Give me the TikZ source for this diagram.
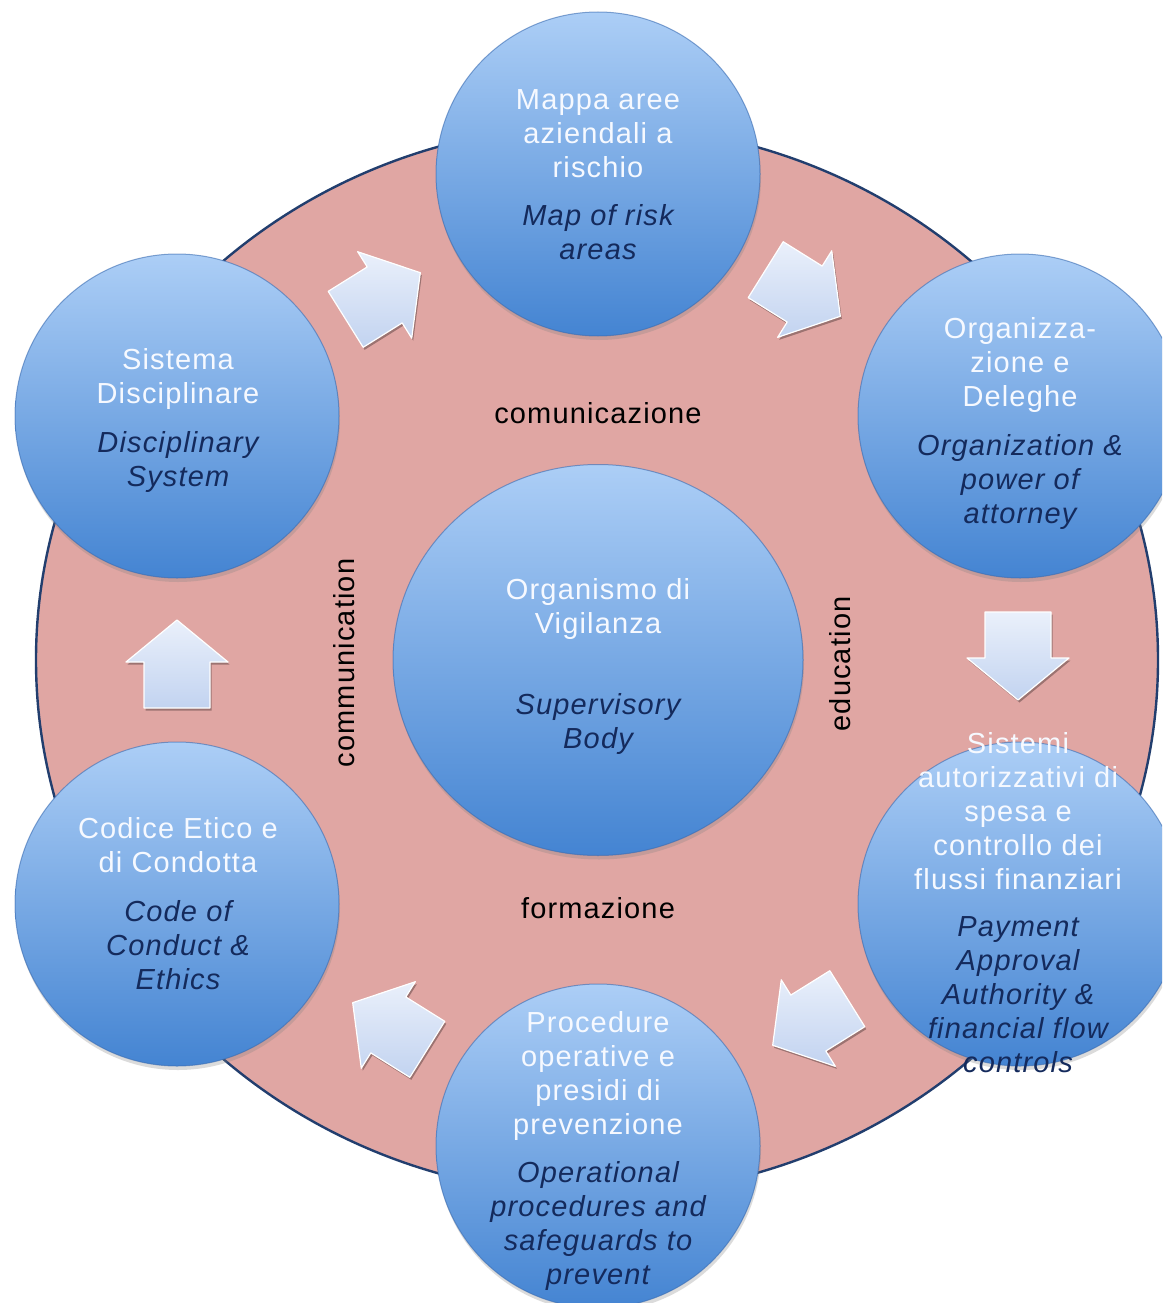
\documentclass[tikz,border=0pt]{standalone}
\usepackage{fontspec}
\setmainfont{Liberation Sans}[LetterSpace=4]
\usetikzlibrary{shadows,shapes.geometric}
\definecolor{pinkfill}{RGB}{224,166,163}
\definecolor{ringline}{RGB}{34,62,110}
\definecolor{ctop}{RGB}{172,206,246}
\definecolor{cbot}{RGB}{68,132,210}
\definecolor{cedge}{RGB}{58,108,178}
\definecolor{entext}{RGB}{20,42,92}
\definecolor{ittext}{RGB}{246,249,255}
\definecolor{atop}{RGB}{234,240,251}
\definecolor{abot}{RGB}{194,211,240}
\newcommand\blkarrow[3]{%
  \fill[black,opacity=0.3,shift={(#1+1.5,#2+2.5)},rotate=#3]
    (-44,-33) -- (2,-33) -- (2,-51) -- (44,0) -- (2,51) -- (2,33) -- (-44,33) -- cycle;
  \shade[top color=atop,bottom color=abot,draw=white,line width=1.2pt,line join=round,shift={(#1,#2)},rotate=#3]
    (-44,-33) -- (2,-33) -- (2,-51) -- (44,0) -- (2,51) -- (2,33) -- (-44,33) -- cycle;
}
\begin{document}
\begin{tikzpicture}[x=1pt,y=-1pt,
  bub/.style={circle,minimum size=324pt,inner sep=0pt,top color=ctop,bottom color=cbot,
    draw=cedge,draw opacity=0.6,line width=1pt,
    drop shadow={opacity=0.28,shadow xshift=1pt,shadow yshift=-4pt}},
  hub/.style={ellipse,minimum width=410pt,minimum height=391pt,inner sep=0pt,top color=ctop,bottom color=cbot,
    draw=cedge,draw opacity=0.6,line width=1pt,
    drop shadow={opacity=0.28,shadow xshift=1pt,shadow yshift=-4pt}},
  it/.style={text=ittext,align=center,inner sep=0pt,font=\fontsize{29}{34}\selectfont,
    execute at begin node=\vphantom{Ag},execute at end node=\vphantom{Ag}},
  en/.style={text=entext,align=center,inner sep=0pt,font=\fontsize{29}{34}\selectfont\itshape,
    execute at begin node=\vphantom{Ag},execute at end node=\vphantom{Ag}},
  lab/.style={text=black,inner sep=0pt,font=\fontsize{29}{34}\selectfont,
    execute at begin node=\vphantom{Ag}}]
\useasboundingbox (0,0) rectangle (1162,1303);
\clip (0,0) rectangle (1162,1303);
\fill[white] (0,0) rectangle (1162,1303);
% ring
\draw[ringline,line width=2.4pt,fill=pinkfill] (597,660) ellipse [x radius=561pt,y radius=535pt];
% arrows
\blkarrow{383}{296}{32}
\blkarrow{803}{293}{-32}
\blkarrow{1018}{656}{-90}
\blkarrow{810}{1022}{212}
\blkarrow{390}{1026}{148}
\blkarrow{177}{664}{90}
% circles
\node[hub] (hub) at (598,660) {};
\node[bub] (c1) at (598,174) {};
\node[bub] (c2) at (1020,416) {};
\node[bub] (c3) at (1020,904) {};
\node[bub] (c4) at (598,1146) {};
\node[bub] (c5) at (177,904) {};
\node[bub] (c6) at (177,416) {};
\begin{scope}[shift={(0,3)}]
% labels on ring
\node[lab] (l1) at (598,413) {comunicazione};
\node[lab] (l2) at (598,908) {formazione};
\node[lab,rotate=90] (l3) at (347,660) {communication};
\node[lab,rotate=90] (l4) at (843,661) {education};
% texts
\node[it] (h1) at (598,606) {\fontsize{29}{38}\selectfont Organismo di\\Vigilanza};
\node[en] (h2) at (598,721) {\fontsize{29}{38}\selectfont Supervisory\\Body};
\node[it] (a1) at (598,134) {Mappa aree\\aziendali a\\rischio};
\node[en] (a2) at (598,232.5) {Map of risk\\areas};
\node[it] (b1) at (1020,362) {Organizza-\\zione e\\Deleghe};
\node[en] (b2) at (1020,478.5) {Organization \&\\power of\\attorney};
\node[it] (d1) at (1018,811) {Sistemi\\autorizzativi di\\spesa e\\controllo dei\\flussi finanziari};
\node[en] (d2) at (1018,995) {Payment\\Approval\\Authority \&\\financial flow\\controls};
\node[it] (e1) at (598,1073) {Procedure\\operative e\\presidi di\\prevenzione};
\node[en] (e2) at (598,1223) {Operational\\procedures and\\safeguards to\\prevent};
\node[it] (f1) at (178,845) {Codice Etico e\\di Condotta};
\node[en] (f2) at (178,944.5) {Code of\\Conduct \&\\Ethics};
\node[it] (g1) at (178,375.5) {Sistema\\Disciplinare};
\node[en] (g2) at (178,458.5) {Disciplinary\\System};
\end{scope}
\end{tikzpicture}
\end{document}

__________

## Exercise brief:
Retype each line of the listing above word for word. Exclude the pictures.

## The completed task:
Give me the TikZ source for this diagram.
\documentclass[tikz,border=0pt]{standalone}
\usepackage{fontspec}
\setmainfont{Liberation Sans}[LetterSpace=4]
\usetikzlibrary{shadows,shapes.geometric}
\definecolor{pinkfill}{RGB}{224,166,163}
\definecolor{ringline}{RGB}{34,62,110}
\definecolor{ctop}{RGB}{172,206,246}
\definecolor{cbot}{RGB}{68,132,210}
\definecolor{cedge}{RGB}{58,108,178}
\definecolor{entext}{RGB}{20,42,92}
\definecolor{ittext}{RGB}{246,249,255}
\definecolor{atop}{RGB}{234,240,251}
\definecolor{abot}{RGB}{194,211,240}
\newcommand\blkarrow[3]{%
  \fill[black,opacity=0.3,shift={(#1+1.5,#2+2.5)},rotate=#3]
    (-44,-33) -- (2,-33) -- (2,-51) -- (44,0) -- (2,51) -- (2,33) -- (-44,33) -- cycle;
  \shade[top color=atop,bottom color=abot,draw=white,line width=1.2pt,line join=round,shift={(#1,#2)},rotate=#3]
    (-44,-33) -- (2,-33) -- (2,-51) -- (44,0) -- (2,51) -- (2,33) -- (-44,33) -- cycle;
}
\begin{document}
\begin{tikzpicture}[x=1pt,y=-1pt,
  bub/.style={circle,minimum size=324pt,inner sep=0pt,top color=ctop,bottom color=cbot,
    draw=cedge,draw opacity=0.6,line width=1pt,
    drop shadow={opacity=0.28,shadow xshift=1pt,shadow yshift=-4pt}},
  hub/.style={ellipse,minimum width=410pt,minimum height=391pt,inner sep=0pt,top color=ctop,bottom color=cbot,
    draw=cedge,draw opacity=0.6,line width=1pt,
    drop shadow={opacity=0.28,shadow xshift=1pt,shadow yshift=-4pt}},
  it/.style={text=ittext,align=center,inner sep=0pt,font=\fontsize{29}{34}\selectfont,
    execute at begin node=\vphantom{Ag},execute at end node=\vphantom{Ag}},
  en/.style={text=entext,align=center,inner sep=0pt,font=\fontsize{29}{34}\selectfont\itshape,
    execute at begin node=\vphantom{Ag},execute at end node=\vphantom{Ag}},
  lab/.style={text=black,inner sep=0pt,font=\fontsize{29}{34}\selectfont,
    execute at begin node=\vphantom{Ag}}]
\useasboundingbox (0,0) rectangle (1162,1303);
\clip (0,0) rectangle (1162,1303);
\fill[white] (0,0) rectangle (1162,1303);
% ring
\draw[ringline,line width=2.4pt,fill=pinkfill] (597,660) ellipse [x radius=561pt,y radius=535pt];
% arrows
\blkarrow{383}{296}{32}
\blkarrow{803}{293}{-32}
\blkarrow{1018}{656}{-90}
\blkarrow{810}{1022}{212}
\blkarrow{390}{1026}{148}
\blkarrow{177}{664}{90}
% circles
\node[hub] (hub) at (598,660) {};
\node[bub] (c1) at (598,174) {};
\node[bub] (c2) at (1020,416) {};
\node[bub] (c3) at (1020,904) {};
\node[bub] (c4) at (598,1146) {};
\node[bub] (c5) at (177,904) {};
\node[bub] (c6) at (177,416) {};
\begin{scope}[shift={(0,3)}]
% labels on ring
\node[lab] (l1) at (598,413) {comunicazione};
\node[lab] (l2) at (598,908) {formazione};
\node[lab,rotate=90] (l3) at (347,660) {communication};
\node[lab,rotate=90] (l4) at (843,661) {education};
% texts
\node[it] (h1) at (598,606) {\fontsize{29}{38}\selectfont Organismo di\\Vigilanza};
\node[en] (h2) at (598,721) {\fontsize{29}{38}\selectfont Supervisory\\Body};
\node[it] (a1) at (598,134) {Mappa aree\\aziendali a\\rischio};
\node[en] (a2) at (598,232.5) {Map of risk\\areas};
\node[it] (b1) at (1020,362) {Organizza-\\zione e\\Deleghe};
\node[en] (b2) at (1020,478.5) {Organization \&\\power of\\attorney};
\node[it] (d1) at (1018,811) {Sistemi\\autorizzativi di\\spesa e\\controllo dei\\flussi finanziari};
\node[en] (d2) at (1018,995) {Payment\\Approval\\Authority \&\\financial flow\\controls};
\node[it] (e1) at (598,1073) {Procedure\\operative e\\presidi di\\prevenzione};
\node[en] (e2) at (598,1223) {Operational\\procedures and\\safeguards to\\prevent};
\node[it] (f1) at (178,845) {Codice Etico e\\di Condotta};
\node[en] (f2) at (178,944.5) {Code of\\Conduct \&\\Ethics};
\node[it] (g1) at (178,375.5) {Sistema\\Disciplinare};
\node[en] (g2) at (178,458.5) {Disciplinary\\System};
\end{scope}
\end{tikzpicture}
\end{document}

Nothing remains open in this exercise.